Best dressed stars rebuttal
Could not disagree more. It's precisely with reasonings such as this that we allow ourselves to slip back into complacency and miss the mark. Not one of us can squarely declare having understood and mastered it all. Proper Corporate Citizenship is a target as rapidly evolving as society and environment themselves. It's elusive, it's complex, and it's the right thing to strive for every day of our lives. And yes, it seems logical that only a few would achieve consistency. Such a ranking allows an even-keeled comparison with companies that are innovative in their response to Corporate Citizenship challenges. Identifying them gives anyone the opportunity to learn lessons and apply ideas that challenge one's company to become a better Corporate Citizen. Once one understands this and rises to the challenge, we all win.
Agreed
Plus, I am trying to figure out how a company like Pitney Bowes, which has ranked highly on ALL eight of the previous 100 Best lists, failed to make this year's list completely. As far as I know, they are not in the penalty box and have not changed their corporate responsibility strategy.
I can understand some movement within the rankings from one year to the next, but this does not make sense. Did your methodology change that much in just one year?


Shedding light on CRO methodology
I do PR for a company that made the list in 2007 but did not in 2008. I can shed some light on the flaws in CRO's methodology. First of all, companies do not pay to be on this list or even apply; we didn't even know about CRO until the list was announced in 2007. They use an independent firm that does its homework without bias.

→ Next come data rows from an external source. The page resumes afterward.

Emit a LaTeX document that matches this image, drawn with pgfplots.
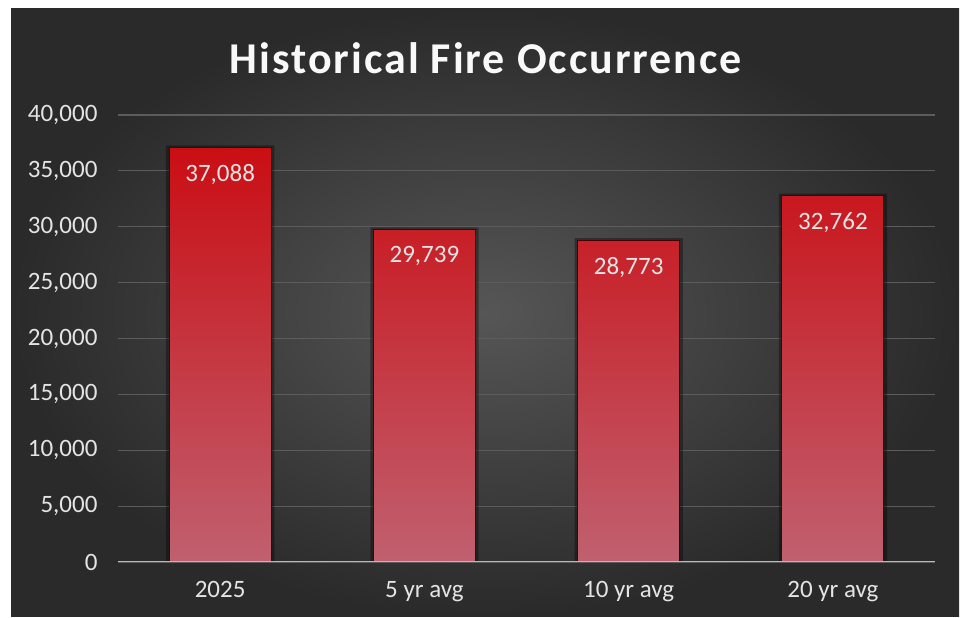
\documentclass[border=0pt]{standalone}
\usepackage{fontspec}
\setmainfont{Carlito}
\usepackage{pgfplots}
\pgfplotsset{compat=1.18}
\definecolor{bgdark}{HTML}{2A2A2A}
\definecolor{bglight}{HTML}{565656}
\definecolor{gridc}{HTML}{5C5C5C}
\definecolor{bartop}{HTML}{CA0E14}
\definecolor{barbot}{HTML}{C0606F}
\definecolor{txt}{HTML}{E4E4E4}

\begin{document}
\begin{tikzpicture}[x=1pt,y=1pt]
% page and dark chart area
\fill[white] (0,0) rectangle (969,618);
\shade[inner color=bglight, outer color=bgdark] (11,1) rectangle (959,609);
\node[text=white!95!gray, font=\fontsize{44}{48}\selectfont\bfseries\addfontfeature{LetterSpace=4.5}] at (486,560) {Historical Fire Occurrence};
\begin{axis}[
  at={(118pt,56pt)}, anchor=south west, scale only axis,
  width=817pt, height=447pt,
  xmin=-0.5, xmax=3.5, ymin=0, ymax=40000,
  xtick={0,1,2,3}, xticklabels={2025,5 yr avg,10 yr avg,20 yr avg},
  ytick={0,5000,...,40000}, scaled y ticks=false,
  ymajorgrids, grid style={gridc, line width=1.2pt},
  axis line style={draw=none}, major tick length=0pt,
  tick label style={font=\fontsize{25}{26}\selectfont, text=txt},
  yticklabel style={xshift=-17pt},
  xticklabel style={yshift=-16pt},
  /pgf/number format/.cd, 1000 sep={,}, assume math mode=true,
]
% soft shadow behind the bars
\addplot[ybar, bar width=0.53, fill=black, draw=none, opacity=0.35, forget plot]
  coordinates {(0,37288) (1,29939) (2,28973) (3,32962)};
\addplot[ybar, bar width=0.5, top color=bartop, bottom color=barbot,
  draw=black!70!red, line width=1pt,
  nodes near coords,
  nodes near coords style={anchor=north, yshift=-13pt, text=txt, font=\fontsize{25}{26}\selectfont}]
  coordinates {(0,37088) (1,29739) (2,28773) (3,32762)};
\draw[gray!55, line width=2pt] (axis cs:-0.5,0) -- (axis cs:3.5,0);
\end{axis}
\end{tikzpicture}
\end{document}
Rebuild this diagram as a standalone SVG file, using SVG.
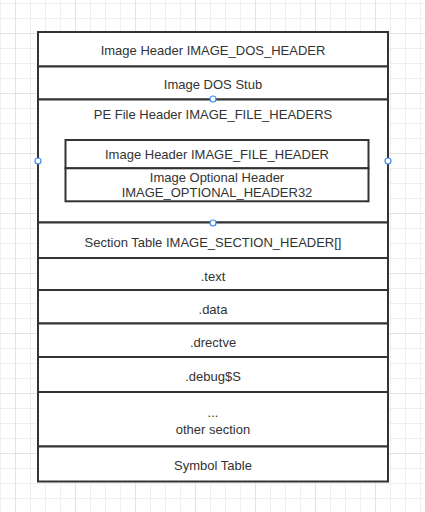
<svg xmlns="http://www.w3.org/2000/svg" width="425" height="512" viewBox="0 0 425 512">
  <defs>
    <pattern id="minor" patternUnits="userSpaceOnUse" x="15" y="3" width="15" height="15">
      <rect x="0" y="0" width="1" height="15" fill="#efefef"/>
      <rect x="0" y="0" width="15" height="1" fill="#efefef"/>
    </pattern>
    <pattern id="major" patternUnits="userSpaceOnUse" x="15" y="33" width="60" height="60">
      <rect x="0" y="0" width="1" height="60" fill="#e3e3e3"/>
      <rect x="0" y="0" width="60" height="1" fill="#e3e3e3"/>
    </pattern>
    <style>
      .box { fill: #ffffff; stroke: #333333; stroke-width: 2; }
      .lbl { font-family: "Liberation Sans", Arial, sans-serif; font-size: 13px; fill: #333333; text-anchor: middle; }
      .handle { fill: #ffffff; stroke: #3b8ff0; stroke-width: 1.2; }
    </style>
  </defs>

  <rect x="0" y="0" width="425" height="512" fill="#ffffff"/>
  <rect x="0" y="0" width="425" height="512" fill="url(#minor)"/>
  <rect x="0" y="0" width="425" height="512" fill="url(#major)"/>

  <g id="dos_header">
    <rect class="box" x="38" y="32" width="350" height="34.5"/>
    <text class="lbl" x="213" y="55">Image Header IMAGE_DOS_HEADER</text>
  </g>
  <g id="dos_stub">
    <rect class="box" x="38" y="66.5" width="350" height="33"/>
    <text class="lbl" x="213" y="88.5">Image DOS Stub</text>
  </g>
  <g id="pe_header">
    <rect class="box" x="38" y="99.5" width="350" height="123"/>
    <text class="lbl" x="213" y="118.5">PE File Header IMAGE_FILE_HEADERS</text>
  </g>
  <g id="file_header">
    <rect class="box" x="65.5" y="140" width="303" height="28.3"/>
    <text class="lbl" x="217" y="159">Image Header IMAGE_FILE_HEADER</text>
  </g>
  <g id="optional_header">
    <rect class="box" x="65.5" y="168.3" width="303" height="33"/>
    <text class="lbl" x="217" y="181.5">Image Optional Header</text>
    <text class="lbl" x="217" y="197.3">IMAGE_OPTIONAL_HEADER32</text>
  </g>
  <g id="section_table">
    <rect class="box" x="38" y="222.5" width="350" height="35.5"/>
    <text class="lbl" x="213" y="246.5">Section Table IMAGE_SECTION_HEADER[]</text>
  </g>
  <g id="text_section">
    <rect class="box" x="38" y="258" width="350" height="32"/>
    <text class="lbl" x="213" y="281">.text</text>
  </g>
  <g id="data_section">
    <rect class="box" x="38" y="290" width="350" height="33.5"/>
    <text class="lbl" x="213" y="313.5">.data</text>
  </g>
  <g id="drectve_section">
    <rect class="box" x="38" y="323.5" width="350" height="33.5"/>
    <text class="lbl" x="213" y="347">.drectve</text>
  </g>
  <g id="debug_section">
    <rect class="box" x="38" y="357" width="350" height="35"/>
    <text class="lbl" x="213" y="381">.debug$S</text>
  </g>
  <g id="other_section">
    <rect class="box" x="38" y="392" width="350" height="54.5"/>
    <text class="lbl" x="213" y="417">...</text>
    <text class="lbl" x="213" y="433.5">other section</text>
  </g>
  <g id="symbol_table">
    <rect class="box" x="38" y="446.5" width="350" height="35"/>
    <text class="lbl" x="213" y="470">Symbol Table</text>
  </g>

  <g id="connectors"></g>

  <g id="handles">
    <circle class="handle" cx="213" cy="99" r="3"/>
    <circle class="handle" cx="38" cy="161" r="3"/>
    <circle class="handle" cx="388" cy="161" r="3"/>
    <circle class="handle" cx="213" cy="223" r="3"/>
  </g>
</svg>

When we made the list, our investor relations specialist clued me in to the reason: Our stock price had jumped in the previous year due to really strong earnings growth over several years. The CRO list is based on how well companies take care of "constituents," and stock investors (and employees who hold shares) are among those constituents. Sure enough, when our industry turned down in 2007 and our stock price suffered (even though earnings remained solid), we fell off the list despite having implemented a number of measures to be more socially responsible.
I should note that my company really IS socially responsible. From the CEO's office on down there is a strong emphasis on ethics. Our commitment to sustainability is not just window dressing, our corporate governance is totally above-board, we provide some non-standard employee benefits, and we've managed to avoid major scandals (a competitor had to pay out millions in sex discrimination, e.g.) We don't do much in the philanthropic area--frankly I think consumer-oriented companies do that for image-building and B-to-B companies don't have that motivation. We've made FORTUNE's Best Places to Work and Most Admired Companies lists (which you DO have to apply for, and it's a grueling process) as well as many other "Best Places" lists for women and minorities and regional employees.
The point is that CRO goes at this fairly but the methodology is flawed in several ways, particularly in giving significant weight to stock growth but also in failing to severely penalizing companies for serious transgressions that could and should be avoided.